The Imperial University: Academic Repression and Scholarly Dissent, Edited by Piya Chatterjee and Sunaina Maira University of Minnesota Press, 400 pages, $29.95.For the past 10 years, I've taught English at a large, public community college in Brooklyn, New York. Most of my students are the first in their families to attend a university - and while some are disaffected, the majority are engaged and eager, hopeful that the promise of a higher education will open doors and provide them with a stable future. They're also largely immigrants, and it is not uncommon for 28 students from 20 countries to find themselves sitting side-by-side in a classroom, arguing and debating about the meaning of a particular text.

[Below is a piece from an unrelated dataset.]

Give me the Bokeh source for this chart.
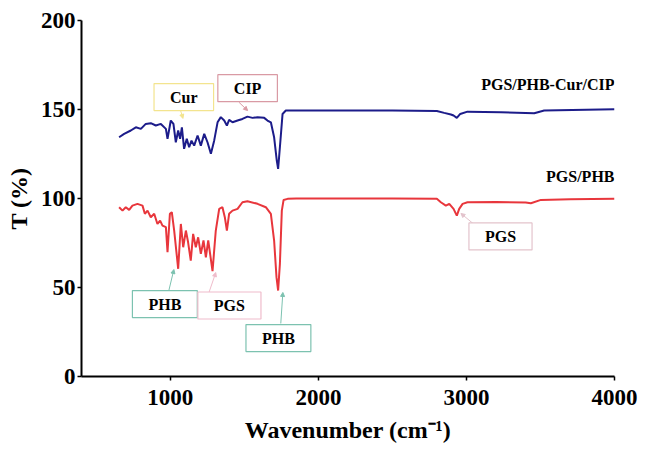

But if it sounds idyllic, don't worry - it's not. As tuition increases, students are often forced to take leaves of absence, causing a program that might be completed in two years to stretch into five or six. Not surprisingly, some students get discouraged and vanish. Others attempt to juggle full-time work with evening or weekend classes, only to eventually learn that an associate's degree is far less useful than they had initially imagined. Even more troubling, as their exhaustion mounts, few are able to muster the energy to protest soaring fees or inadequate financial aid packages. And my school is not unique.